The June 28 Cornwall Town Informational Meeting about a Community WasteWater System for West Cornwall triggered substantial attendance. As the chair of the West Cornwall Water/Septic Study Committee, I was reinvigorated by the lively debate.

This is a complex issue that raises many questions, and the public debate is yielding valuable clues to answers. In a recent guest commentary published by this newspaper, there were a host of issues raised but the primary concern was the writer’s reluctance to accept that a community septic system for West Cornwall had enough potential merit for the town, as a whole, to engage in cooperative funding. 

Surely this will be a topic of continued debate as we move toward an overall decision about how to address the almost unanimous belief that a solution to the septic issues facing both the river and the inhabitants of the town, if solved, will help bring a village born in the 19th century into needs-compliance with the 21st century (and beyond). 

 

If I remain chair, I can assure her and anyone else that we will provide ample opportunity to continue the debate as it engages all aspects of our village’s governmental agencies — Finance, Land Use, River Commission, Elderly Housing, Economic Development to name just a few.

Finally, let’s not minimize the possible effect of an economically vital West Cornwall — residential and commercial — on the town’s property values, which have not seen any increase since the 2008 recession. The correct way to recognize a contribution of that nature is by assessment to all that benefit.
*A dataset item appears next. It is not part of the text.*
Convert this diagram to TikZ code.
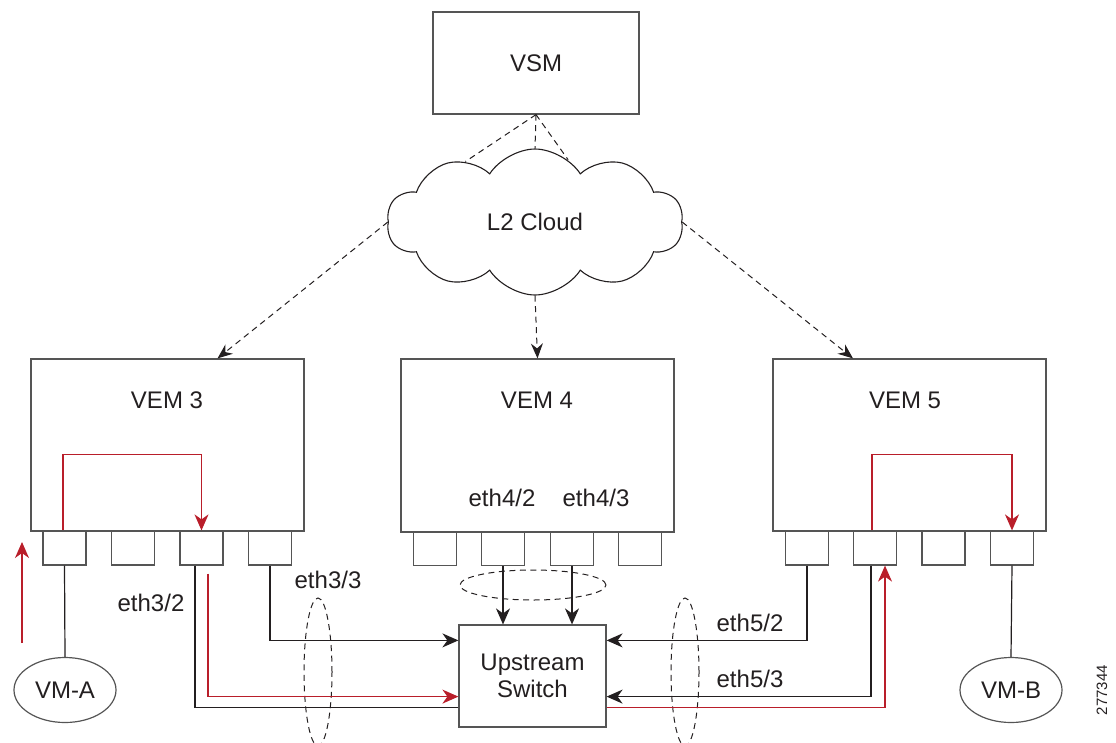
\documentclass[tikz,border=0pt]{standalone}
\usepackage{fontspec}
\setmainfont{Liberation Sans}
\usetikzlibrary{arrows.meta,shapes.symbols,shapes.geometric}
\definecolor{cred}{RGB}{185,30,42}
\definecolor{cline}{RGB}{35,31,32}
\definecolor{cbox}{RGB}{85,85,85}
\begin{document}
\begin{tikzpicture}[x=1pt,y=-1pt,
  every node/.style={font=\fontsize{24}{27}\selectfont, text=cline},
  box/.style={draw=cbox, line width=1.2pt, inner sep=0pt},
  port/.style={box, minimum width=43pt, minimum height=34pt},
  wire/.style={draw=cline, line width=1.2pt},
  redw/.style={draw=cred, line width=1.2pt},
  tip/.style={-{Stealth[length=16pt,width=14pt,inset=5pt]}},
  dtip/.style={-{Stealth[length=15pt,width=12pt,inset=5pt]}},
  dline/.style={draw=cline, line width=1pt, dash pattern=on 6pt off 4.5pt}
]
\useasboundingbox (0,0) rectangle (1116,742);

% main nodes
\node[box, minimum width=206pt, minimum height=102pt] (vsm) at (536,63) {VSM};
\node[cloud, draw=cline, line width=1.1pt, cloud puffs=10, cloud puff arc=115, aspect=2,
      minimum width=296pt, minimum height=146pt] (cloud) at (535,222) {L2 Cloud};

\node[box, minimum width=273pt, minimum height=172pt] (vem3) at (167.5,445) {};
\node[box, minimum width=273pt, minimum height=173pt] (vem4) at (537.5,445.5) {};
\node[box, minimum width=273pt, minimum height=172pt] (vem5) at (909.5,445) {};
\node[anchor=base] (l3) at (167,408) {VEM 3};
\node[anchor=base] (l4) at (537,408) {VEM 4};
\node[anchor=base] (l5) at (905,408) {VEM 5};

% ports
\node[port] (p31) at (64.5,548) {};
\node[port] (p32) at (133,548) {};
\node[port] (p33) at (201.5,548) {};
\node[port] (p34) at (270,548) {};
\node[port] (p41) at (435,548.5) {};
\node[port] (p42) at (503,548.5) {};
\node[port] (p43) at (572,548.5) {};
\node[port] (p44) at (640,548.5) {};
\node[port] (p51) at (807,548) {};
\node[port] (p52) at (875,548) {};
\node[port] (p53) at (943.5,548) {};
\node[port] (p54) at (1012,548) {};

\node[box, ellipse, minimum width=102pt, minimum height=65pt] (vma) at (65,690) {VM-A};
\node[box, ellipse, minimum width=102pt, minimum height=65pt] (vmb) at (1011,690) {VM-B};
\node[box, minimum width=147pt, minimum height=102pt, align=center] (sw) at (532.5,676) {Upstream\\Switch};

% port-channel ellipses
\node[ellipse, dline, minimum width=28pt, minimum height=148pt] (lag3) at (318,672) {};
\node[ellipse, dline, minimum width=28pt, minimum height=148pt] (lag5) at (685,672) {};
\node[ellipse, dline, minimum width=146pt, minimum height=30pt] (lag4) at (533,585) {};

% labels
\node[anchor=base] (e32) at (151,611) {eth3/2};
\node[anchor=base] (e33) at (328,588) {eth3/3};
\node[anchor=base] (e42) at (502,506) {eth4/2};
\node[anchor=base] (e43) at (596,506) {eth4/3};
\node[anchor=base] (e52) at (750,631) {eth5/2};
\node[anchor=base] (e53) at (750,687) {eth5/3};
\node[rotate=90, font=\fontsize{15}{15}\selectfont] (fig) at (1102,690) {277344};

% control connections
\draw[dline] (vsm.south) -- (cloud.139);
\draw[dline] (vsm.south) -- (cloud.north);
\draw[dline] (vsm.south) -- (cloud.62);
\draw[dline, dtip] (cloud.west) -- ([xshift=50pt]vem3.north);
\draw[dline, dtip] (cloud.south) -- (vem4.north);
\draw[dline, dtip] (cloud.east) -- ([xshift=-56.5pt]vem5.north);

% data wires
\draw[wire] (p31.south) -- (vma.north);
\draw[wire] (p54.south) -- (vmb.north);
\draw[wire] ([xshift=-6.5pt]p33.south) |- ([yshift=20pt]sw.south west);
\draw[wire, tip] (p34.south) |- ([yshift=-16pt]sw.north west);
\draw[wire, tip] (p42.south) -- (p42.south |- sw.north);
\draw[wire, tip] (p43.south) -- (p43.south |- sw.north);
\draw[wire, tip] (p51.south) |- ([yshift=-16pt]sw.north east);
\draw[wire, tip] ([xshift=-4pt]p52.south) |- ([yshift=31pt]sw.south east);

% red traffic path
\coordinate (ra1) at (22,643);
\coordinate (ra2) at (22,542);
\draw[redw, tip] (ra1) -- (ra2);
\draw[redw, tip] ([xshift=-1.5pt]p31.north) -- ++(0,-76) -| (p33.north);
\draw[redw, tip] ([xshift=6.5pt,yshift=-8pt]p33.south) |- ([yshift=31pt]sw.south west);
\draw[redw, tip] ([yshift=20pt]sw.south east) -| ([xshift=10pt]p52.south);
\draw[redw, tip] ([xshift=-3pt]p52.north) -- ++(0,-76) -| (p54.north);
\end{tikzpicture}
\end{document}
The town vote on July 26 is simple in its call: Should the town spend up to $10,000 to research and apply for grant funds? Once there is clarity on funding, we will refine our search for sites and construct a far more detailed cost analysis. I hope all Cornwall stakeholders will show continued passion and compassion for our town and true interest in realistic solutions to these complex issues. And I applaud the guest commentary for the willingness to engage. At the end of the day, without a dialogue there can never be true consensus.

 

Todd Piker lives in Cornwall and is the chair of the West Cornwall Water/Septic Committee.